Recently I caught up with Dorian Squires, investment manager at Compass Independent Financial Services in Blofield, just outside Norwich.
It’s a very pretty part of the Norfolk countryside and my taxi driver insisted the Compass IFS offices were once a doctor’s surgery, built, as it happens, by his own fair hands. Squires confirmed his office was in fact a surgery, which explained the cavernous entrance room and warren-like corridors.
Squires was taking part in our new online video series, Adviser Top Test, and he spoke confidently about how to leave a network. Compass became directly authorised on 3 January this year, having left the network Sesame in December 2011.

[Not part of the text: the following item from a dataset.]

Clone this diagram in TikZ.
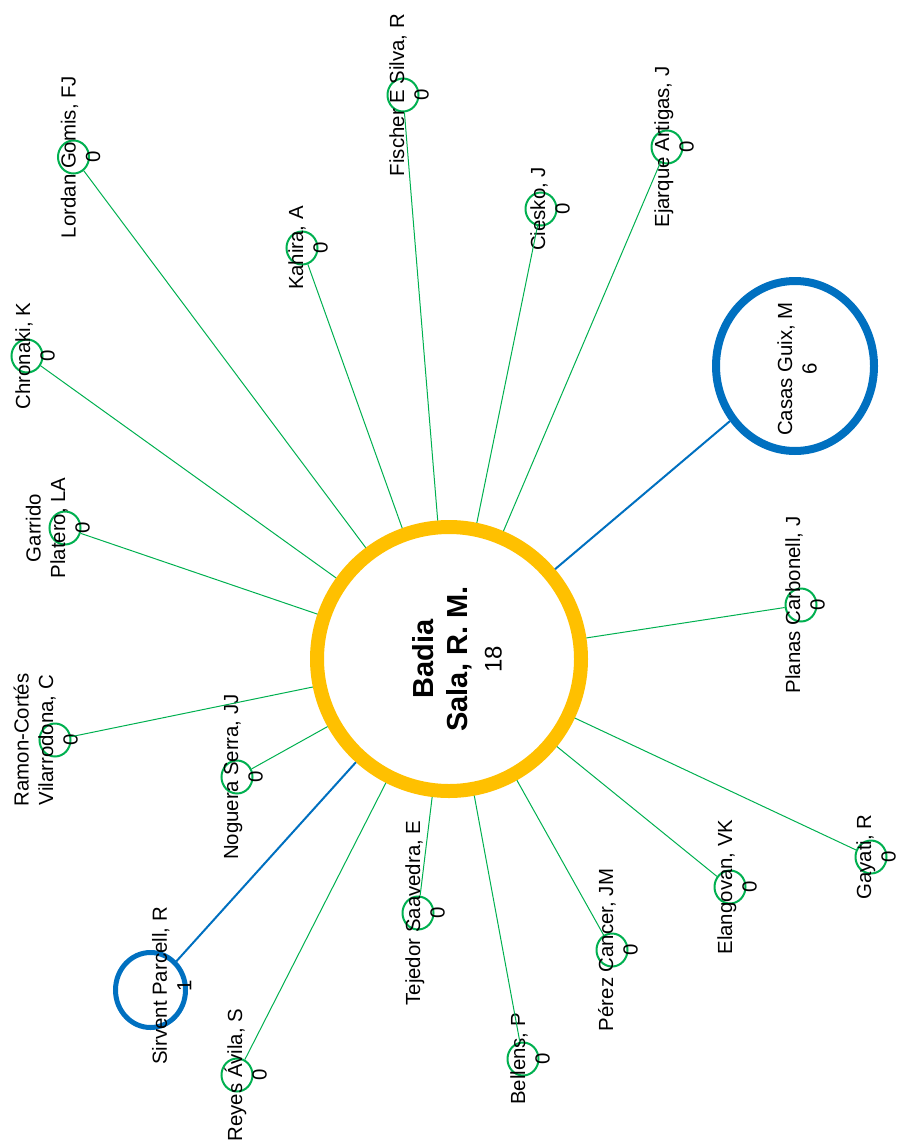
\documentclass[tikz,border=0pt]{standalone}
\usepackage{fontspec}
\setmainfont{Liberation Sans}
\usetikzlibrary{shapes.geometric}
\definecolor{hubgold}{HTML}{FFC000}
\definecolor{leafgreen}{HTML}{00B050}
\definecolor{coblue}{HTML}{0070C0}

\begin{document}
\begin{tikzpicture}[x=1pt,y=-1pt,
  hubnode/.style={ellipse, draw=hubgold, line width=14pt, minimum width=264pt, minimum height=264pt, inner sep=0pt},
  bnode/.style={ellipse, draw=coblue, inner sep=0pt},
  gnode/.style={ellipse, draw=leafgreen, line width=2pt, minimum width=31pt, minimum height=33pt, inner sep=0pt},
  gtext/.style={rotate=90, anchor=south, inner sep=0pt, align=center, font=\fontsize{20.4}{24.5}\selectfont},
  glink/.style={draw=leafgreen, line width=1pt},
  blink/.style={draw=coblue, line width=2pt}]
\useasboundingbox (0,0) rectangle (899,1145);

% central author
\node[hubnode] (hub) at (449,659) {};
\node[rotate=90, anchor=south, inner sep=0pt, align=center, font=\fontsize{29}{34}\selectfont]
  (hub-t) at ([xshift=53pt]hub.center) {{\bfseries Badia}\\{\bfseries Sala, R. M.}\\{\fontsize{24}{34}\selectfont 18}};

% co-authors with shared work
\node[bnode, line width=8pt, minimum width=158pt, minimum height=170pt] (casas) at (795,366) {};
\node[gtext] (casas-t) at ([xshift=22pt,yshift=-3pt]casas.center) {Casas Guix, M\\6};
\node[bnode, line width=5pt, minimum width=70pt, minimum height=75pt] (sirvent) at (150.5,990) {};
\node[gtext] (sirvent-t) at ([xshift=41pt,yshift=4pt]sirvent.center) {Sirvent Parcell, R\\1};

% single co-authors
\node[gnode] (lordan) at (73.5,157) {};
\node[gnode] (fischer) at (403,95) {};
\node[gnode] (kahira) at (302,248) {};
\node[gnode] (chronaki) at (27,356) {};
\node[gnode] (ciesko) at (541,209) {};
\node[gnode] (ejarque) at (667,147) {};
\node[gnode] (planas) at (801,605) {};
\node[gnode] (garrido) at (65,528) {};
\node[gnode] (ramon) at (55,740) {};
\node[gnode] (noguera) at (237,777) {};
\node[gnode] (tejedor) at (418,913) {};
\node[gnode] (reyes) at (237,1075) {};
\node[gnode] (bellens) at (523,1059) {};
\node[gnode] (perez) at (612,950) {};
\node[gnode] (elangovan) at (730,887) {};
\node[gnode] (gayati) at (871,857) {};

\node[gtext] (lordan-t) at ([xshift=27pt]lordan.center) {Lordan Gomis, FJ\\0};
\node[gtext] (fischer-t) at ([xshift=26pt]fischer.center) {Fischer E Silva, R\\0};
\node[gtext] (kahira-t) at ([xshift=26pt]kahira.center) {Kahira, A\\0};
\node[gtext] (chronaki-t) at ([xshift=28pt]chronaki.center) {Chronaki, K\\0};
\node[gtext] (ciesko-t) at ([xshift=29pt]ciesko.center) {Ciesko, J\\0};
\node[gtext] (ejarque-t) at ([xshift=27pt]ejarque.center) {Ejarque Artigas, J\\0};
\node[gtext] (planas-t) at ([xshift=24pt]planas.center) {Planas Carbonell, J\\0};
\node[gtext] (garrido-t) at ([xshift=25pt]garrido.center) {Garrido\\Platero, LA\\0};
\node[gtext] (ramon-t) at ([xshift=23pt]ramon.center) {Ramon-Cortés\\Vilarrodona, C\\0};
\node[gtext] (noguera-t) at ([xshift=26pt]noguera.center) {Noguera Serra, JJ\\0};
\node[gtext] (tejedor-t) at ([xshift=27pt]tejedor.center) {Tejedor Saavedra, E\\0};
\node[gtext] (reyes-t) at ([xshift=30pt]reyes.center) {Reyes Ávila, S\\0};
\node[gtext] (bellens-t) at ([xshift=27pt]bellens.center) {Bellens, P\\0};
\node[gtext] (perez-t) at ([xshift=26pt]perez.center) {Pérez Cancer, JM\\0};
\node[gtext] (elangovan-t) at ([xshift=27pt]elangovan.center) {Elangovan, VK\\0};
\node[gtext] (gayati-t) at ([xshift=25pt]gayati.center) {Gayati, R\\0};

% links to the central author
\draw[blink] (hub) -- (casas);
\draw[blink] (hub) -- (sirvent);
\foreach \n in {lordan,fischer,kahira,chronaki,ciesko,ejarque,planas,garrido,ramon,noguera,tejedor,reyes,bellens,perez,elangovan,gayati}
  \draw[glink] (hub) -- (\n);
\end{tikzpicture}
\end{document}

Firms looking to leave a network must be aware of their cashflow, said Squires, who attributed his company’s successful transition to immaculate book-keeping, a discipline instilled by the firm’s managing director John Hughes.
Now that the firm has settled well into its groove of being directly authorised, Squires said he was looking to expand and lower the average age of advisers in the company.
‘We’re looking to hire younger advisers,’ Squires said. ‘But it’s hard to come up with a realistic package for people coming out of banking and bancassurance.’
This reminded me of an article we ran about the pros and cons of hiring ex-bank advisers: while they can bring youth and potential, their expectations may need to be managed.